Kiryat Shmona community center, library to shut down over unpaid NIS 9m debt
Education Ministry and Interior Ministry will cover the community center's debts to its staff and suppliers.
The Kiryat Shmona community center, library and municipal auditorium will all be shutting their doors now that all efforts to save the debt-ridden institutions have failed, the Nazareth District Court ruled yesterday.
Two months ago, a solution seemed to be close, but when the court saw that none of the proposed steps had been taken, it ordered the institutions placed in receivership.
"It looks like the municipality doesn't care whether there is cultural life here," said Kiryat Shmona resident Moshe Strul.
The community center, which operates the library and auditorium and runs various activities, was first threatened with closure about a year ago, when it said it was unable to pay NIS 9 million in debts. A temporary receiver was appointed and the library was closed, but it was reopened briefly after Bank Hapoalim donated NIS 400,000.
However, the other debt-ridden institutions didn't receive any donations, so in February the receiver, Ehud Raz, announced that the community center would be closed. The decision was approved by the Nazareth District Court.
A month later, the Kiryat Shmona municipality said the Education Ministry and Interior Ministry would cover the community center's debts to its staff and suppliers, as per an agreement reached between Kiryat Shmona Mayor Nissim Malka and Education Minister Gideon Sa'ar.
The court halted the receivership proceedings, but according to Raz, "apparently nothing was done" to save the community center.
The library will close its doors on June 15 and the auditorium will close at the end of June. Bank Hapoalim told Haaretz it was "looking into a number of alternatives to operate the library."
Raz has been working over the past year to streamline operations of the community center so it could pay the NIS 9 million it owes - NIS 4.5 million to some 100 employees and an equal amount to suppliers.
It has emerged that for the past seven years the center has not payed into pension funds for its employees, as required by law.
The community center runs clubs for the blind and the developmentally disabled, music classes, and after-school and other activities.
City officials said most of they center's activities have been taken over by the municipality during the past year, and that the city will also take over the auditorium. Now it remains only to find a solution to the library, officials said.
However, residents said the city-sponsored activities were quite meager.
The Interior Ministry said it had not committed to covering the center's debts.

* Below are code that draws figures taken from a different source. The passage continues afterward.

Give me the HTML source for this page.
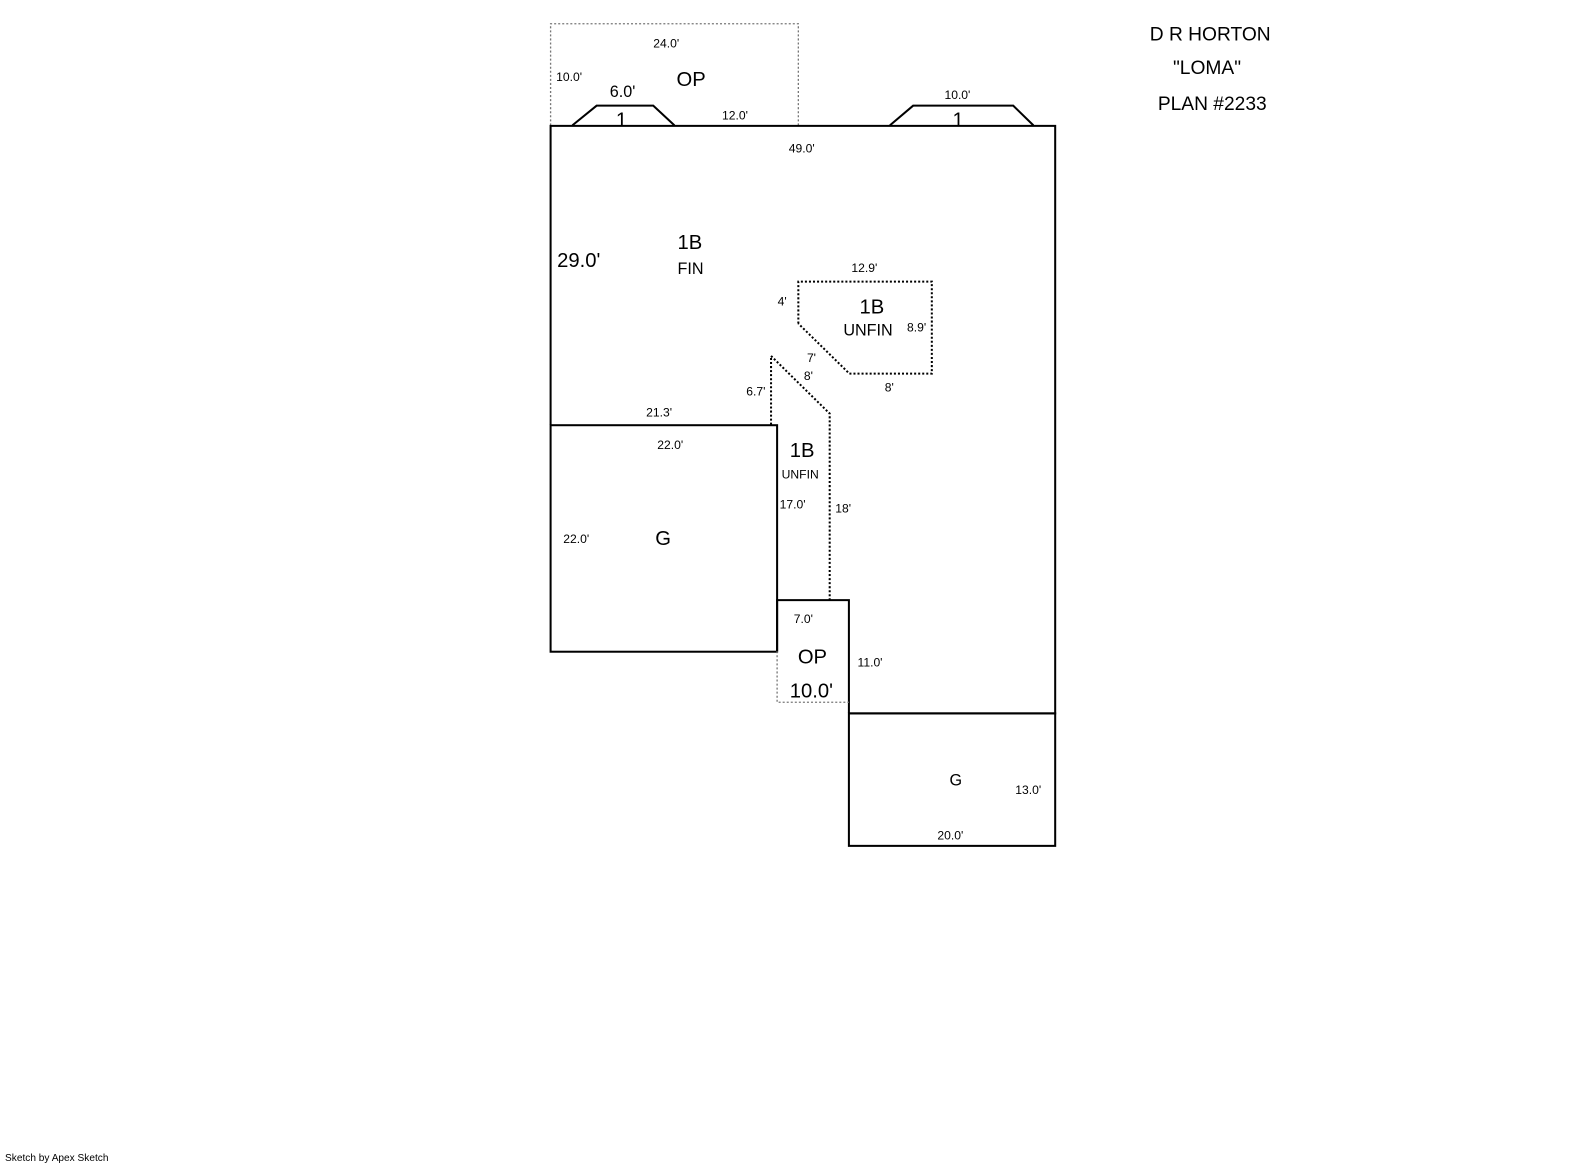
<!DOCTYPE html>
<html><head><style>
body{margin:0;background:#fff;}
svg{display:block;}
text{font-family:"Liberation Sans",sans-serif;fill:#000;}
.s{font-size:12px;}
.m{font-size:16px;}
.t{font-size:19px;}
.l{font-size:20px;}
</style></head><body>
<svg width="1585" height="1163" xmlns="http://www.w3.org/2000/svg">
<g transform="scale(1.0112)">
<g fill="none" stroke="#000">
<path d="M544.5 124 V23.5 H789.5 V124" stroke="#777" stroke-width="1.3" stroke-dasharray="2,2"/>
<path d="M544.5 420 V124.5 H1043.5 V705.5 H839.5" stroke-width="2"/>
<path d="M566 124 L590 104.5 H646 L667 124" stroke-width="2"/>
<path d="M880 124 L903 104.5 H1002 L1022 124" stroke-width="2"/>
<path d="M789.5 320 V278.5 H921.5 V369.5 H840 L789.5 320" stroke-width="2" stroke-dasharray="2,2"/>
<path d="M762.5 420 V352 L820.5 409 V593" stroke-width="2" stroke-dasharray="2,2"/>
<rect x="544.5" y="420.5" width="224" height="224" stroke-width="2"/>
<path d="M768.5 644 V593.5 H839.5 V705" stroke-width="2"/>
<path d="M768.5 644 V694.5 H839.5" stroke="#777" stroke-width="1.3" stroke-dasharray="2,2"/>
<rect x="839.5" y="705.5" width="204" height="131" stroke-width="2"/>
</g>
<text class="t" x="1137" y="40">D R HORTON</text>
<text class="t" x="1160" y="73">"LOMA"</text>
<text class="t" x="1145" y="109">PLAN #2233</text>
<text class="s" x="646" y="47">24.0'</text>
<text class="s" x="550" y="80">10.0'</text>
<text class="l" x="669" y="85">OP</text>
<text class="m" x="603" y="96">6.0'</text>
<text class="l" x="609" y="125">1</text>
<text class="s" x="714" y="118">12.0'</text>
<text class="s" x="934" y="98">10.0'</text>
<text class="l" x="942" y="125">1</text>
<text class="s" x="780" y="151">49.0'</text>
<text class="l" x="670" y="246">1B</text>
<text class="m" x="670" y="271">FIN</text>
<text class="l" x="551" y="264">29.0'</text>
<text class="s" x="842" y="269">12.9'</text>
<text class="s" x="769" y="302">4'</text>
<text class="l" x="850" y="310">1B</text>
<text class="m" x="834" y="332">UNFIN</text>
<text class="s" x="897" y="328">8.9'</text>
<text class="s" x="798" y="358">7'</text>
<text class="s" x="795" y="376">8'</text>
<text class="s" x="875" y="387">8'</text>
<text class="s" x="738" y="391">6.7'</text>
<text class="s" x="639" y="412">21.3'</text>
<text class="s" x="650" y="444">22.0'</text>
<text class="l" x="781" y="452">1B</text>
<text class="s" x="773" y="473">UNFIN</text>
<text class="s" x="771" y="503">17.0'</text>
<text class="s" x="826" y="507">18'</text>
<text class="s" x="557" y="537">22.0'</text>
<text class="l" x="648" y="539">G</text>
<text class="s" x="785" y="616">7.0'</text>
<text class="l" x="789" y="656">OP</text>
<text class="s" x="848" y="659">11.0'</text>
<text class="l" x="781" y="690">10.0'</text>
<text class="m" x="939" y="777">G</text>
<text class="s" x="1004" y="785">13.0'</text>
<text class="s" x="927" y="830">20.0'</text>
<text x="5" y="1148" style="font-size:10px">Sketch by Apex Sketch</text>
</g>
</svg>
</body></html>
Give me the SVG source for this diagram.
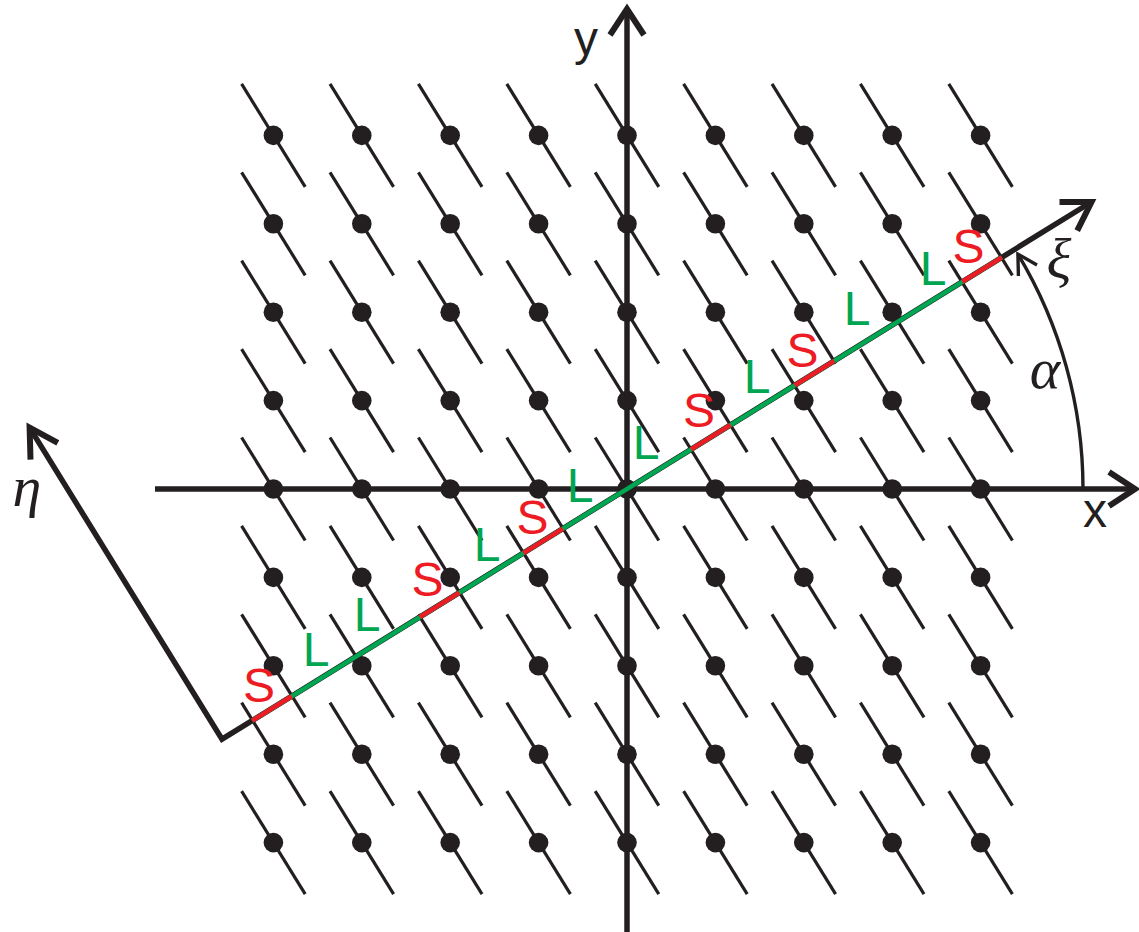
<svg xmlns="http://www.w3.org/2000/svg" xmlns:xlink="http://www.w3.org/1999/xlink" width="1139" height="932" viewBox="0 0 1139 932">
<defs>
<style>
.seg{stroke:#231F20;stroke-width:3.2;fill:none}
.dot{fill:#231F20}
.ax{stroke:#231F20;stroke-width:5.5;fill:none;stroke-linejoin:miter}
.head{stroke:#231F20;stroke-width:6;fill:none;stroke-linejoin:miter;stroke-miterlimit:10}
.arc{stroke:#231F20;stroke-width:3.4;fill:none}
.g{stroke:#00A651;stroke-width:4.5;fill:none}
.r{stroke:#ED1C24;stroke-width:4.5;fill:none}
.lab{font-family:"Liberation Sans",Arial,sans-serif;font-size:48px;text-anchor:middle}
.S{fill:#ED1C24}
.L{fill:#00A651}
.axl{font-family:"Liberation Sans",Arial,sans-serif;font-size:48px;fill:#231F20;text-anchor:middle}
.gr{font-family:"Liberation Serif","Times New Roman",serif;font-style:italic;font-size:58px;fill:#231F20;text-anchor:middle}
</style>
<g id="pt">
<line class="seg" x1="-31.8" y1="-51.5" x2="31.8" y2="51.5"/>
<circle class="dot" r="9.8"/>
</g>
</defs>
<g id="lattice">
<use xlink:href="#pt" x="273.4" y="135.4"/><use xlink:href="#pt" x="361.8" y="135.4"/><use xlink:href="#pt" x="450.2" y="135.4"/><use xlink:href="#pt" x="538.6" y="135.4"/><use xlink:href="#pt" x="627" y="135.4"/><use xlink:href="#pt" x="715.4" y="135.4"/><use xlink:href="#pt" x="803.8" y="135.4"/><use xlink:href="#pt" x="892.2" y="135.4"/><use xlink:href="#pt" x="980.6" y="135.4"/>
<use xlink:href="#pt" x="273.4" y="223.8"/><use xlink:href="#pt" x="361.8" y="223.8"/><use xlink:href="#pt" x="450.2" y="223.8"/><use xlink:href="#pt" x="538.6" y="223.8"/><use xlink:href="#pt" x="627" y="223.8"/><use xlink:href="#pt" x="715.4" y="223.8"/><use xlink:href="#pt" x="803.8" y="223.8"/><use xlink:href="#pt" x="892.2" y="223.8"/><use xlink:href="#pt" x="980.6" y="223.8"/>
<use xlink:href="#pt" x="273.4" y="312.2"/><use xlink:href="#pt" x="361.8" y="312.2"/><use xlink:href="#pt" x="450.2" y="312.2"/><use xlink:href="#pt" x="538.6" y="312.2"/><use xlink:href="#pt" x="627" y="312.2"/><use xlink:href="#pt" x="715.4" y="312.2"/><use xlink:href="#pt" x="803.8" y="312.2"/><use xlink:href="#pt" x="892.2" y="312.2"/><use xlink:href="#pt" x="980.6" y="312.2"/>
<use xlink:href="#pt" x="273.4" y="400.6"/><use xlink:href="#pt" x="361.8" y="400.6"/><use xlink:href="#pt" x="450.2" y="400.6"/><use xlink:href="#pt" x="538.6" y="400.6"/><use xlink:href="#pt" x="627" y="400.6"/><use xlink:href="#pt" x="715.4" y="400.6"/><use xlink:href="#pt" x="803.8" y="400.6"/><use xlink:href="#pt" x="892.2" y="400.6"/><use xlink:href="#pt" x="980.6" y="400.6"/>
<use xlink:href="#pt" x="273.4" y="489"/><use xlink:href="#pt" x="361.8" y="489"/><use xlink:href="#pt" x="450.2" y="489"/><use xlink:href="#pt" x="538.6" y="489"/><use xlink:href="#pt" x="627" y="489"/><use xlink:href="#pt" x="715.4" y="489"/><use xlink:href="#pt" x="803.8" y="489"/><use xlink:href="#pt" x="892.2" y="489"/><use xlink:href="#pt" x="980.6" y="489"/>
<use xlink:href="#pt" x="273.4" y="577.4"/><use xlink:href="#pt" x="361.8" y="577.4"/><use xlink:href="#pt" x="450.2" y="577.4"/><use xlink:href="#pt" x="538.6" y="577.4"/><use xlink:href="#pt" x="627" y="577.4"/><use xlink:href="#pt" x="715.4" y="577.4"/><use xlink:href="#pt" x="803.8" y="577.4"/><use xlink:href="#pt" x="892.2" y="577.4"/><use xlink:href="#pt" x="980.6" y="577.4"/>
<use xlink:href="#pt" x="273.4" y="665.8"/><use xlink:href="#pt" x="361.8" y="665.8"/><use xlink:href="#pt" x="450.2" y="665.8"/><use xlink:href="#pt" x="538.6" y="665.8"/><use xlink:href="#pt" x="627" y="665.8"/><use xlink:href="#pt" x="715.4" y="665.8"/><use xlink:href="#pt" x="803.8" y="665.8"/><use xlink:href="#pt" x="892.2" y="665.8"/><use xlink:href="#pt" x="980.6" y="665.8"/>
<use xlink:href="#pt" x="273.4" y="754.2"/><use xlink:href="#pt" x="361.8" y="754.2"/><use xlink:href="#pt" x="450.2" y="754.2"/><use xlink:href="#pt" x="538.6" y="754.2"/><use xlink:href="#pt" x="627" y="754.2"/><use xlink:href="#pt" x="715.4" y="754.2"/><use xlink:href="#pt" x="803.8" y="754.2"/><use xlink:href="#pt" x="892.2" y="754.2"/><use xlink:href="#pt" x="980.6" y="754.2"/>
<use xlink:href="#pt" x="273.4" y="842.6"/><use xlink:href="#pt" x="361.8" y="842.6"/><use xlink:href="#pt" x="450.2" y="842.6"/><use xlink:href="#pt" x="538.6" y="842.6"/><use xlink:href="#pt" x="627" y="842.6"/><use xlink:href="#pt" x="715.4" y="842.6"/><use xlink:href="#pt" x="803.8" y="842.6"/><use xlink:href="#pt" x="892.2" y="842.6"/><use xlink:href="#pt" x="980.6" y="842.6"/>
</g>
<g id="axes">
<line class="ax" x1="155" y1="489" x2="1134" y2="489"/>
<polyline class="head" points="1109,472 1135,489 1109,506"/>
<line class="ax" x1="627" y1="932" x2="627" y2="11"/>
<polyline class="head" points="610,35 627,9 644,35"/>
<polyline class="ax" points="29.6,427.6 222,739.2 1089,203.5"/>
<polyline class="head" points="57.8,442.8 29.6,427.6 30.5,459.6"/>
<polyline class="head" points="1059.5,202 1091.5,202 1077.2,230.6"/>
</g>
<g id="angle">
<path class="arc" d="M1083,489 A456,456 0 0 0 1017.9,254.1"/>
<polyline class="arc" points="1018.4,276 1017.9,254.1 1037,265"/>
</g>
<g id="chain">
<polyline class="g" points="252.11,720.69 1001.89,257.31"/>
<line class="r" x1="252.11" y1="720.69" x2="291.69" y2="696.23"/>
<line class="r" x1="419.76" y1="617.08" x2="459.35" y2="592.62"/>
<line class="r" x1="523.38" y1="553.04" x2="562.96" y2="528.58"/>
<line class="r" x1="691.04" y1="449.42" x2="730.62" y2="424.96"/>
<line class="r" x1="794.65" y1="385.38" x2="834.24" y2="360.92"/>
<line class="r" x1="962.31" y1="281.77" x2="1001.89" y2="257.31"/>
</g>
<g id="chain-labels" class="lab">
<text class="S" x="259" y="702">S</text>
<text class="L" x="316" y="666">L</text>
<text class="L" x="367" y="631">L</text>
<text class="S" x="427.5" y="596">S</text>
<text class="L" x="487" y="561">L</text>
<text class="S" x="532.5" y="534">S</text>
<text class="L" x="580" y="502">L</text>
<text class="L" x="646" y="459">L</text>
<text class="S" x="699" y="427">S</text>
<text class="L" x="757" y="393">L</text>
<text class="S" x="802.5" y="367">S</text>
<text class="L" x="857" y="325">L</text>
<text class="L" x="933" y="285">L</text>
<text class="S" x="968.5" y="263">S</text>
</g>
<g id="axis-labels">
<text class="axl" x="586" y="55">y</text>
<text class="axl" x="1095" y="527">x</text>
<text class="gr" x="27" y="506">η</text>
<text class="gr" x="1059" y="278">ξ</text>
<text class="gr" x="1045" y="388">α</text>
</g>
</svg>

"The community centers are not the responsibility of the Interior Ministry, but rather the Education Ministry," the ministry said in a statement. "To the best of our knowledge, the Education Ministry conditioned its support of the community center on the transfer of funding from other ministries. To the best of our knowledge, the Education Ministry did not transfer the funding."
The Kiryat Shmona municipality said the community center was a separate entity with its own board. The municipality confirmed that the Education Ministry had indeed conditioned its funding on money received from the Interior Ministry, but said the Interior Ministry had turned down the Education Ministry's request.
The municipality said it hoped the Interior Ministry would reconsider. It also said it was working with the owners of the buildings in which the center operated to ensure that they would continue to be used for the benefit of residents.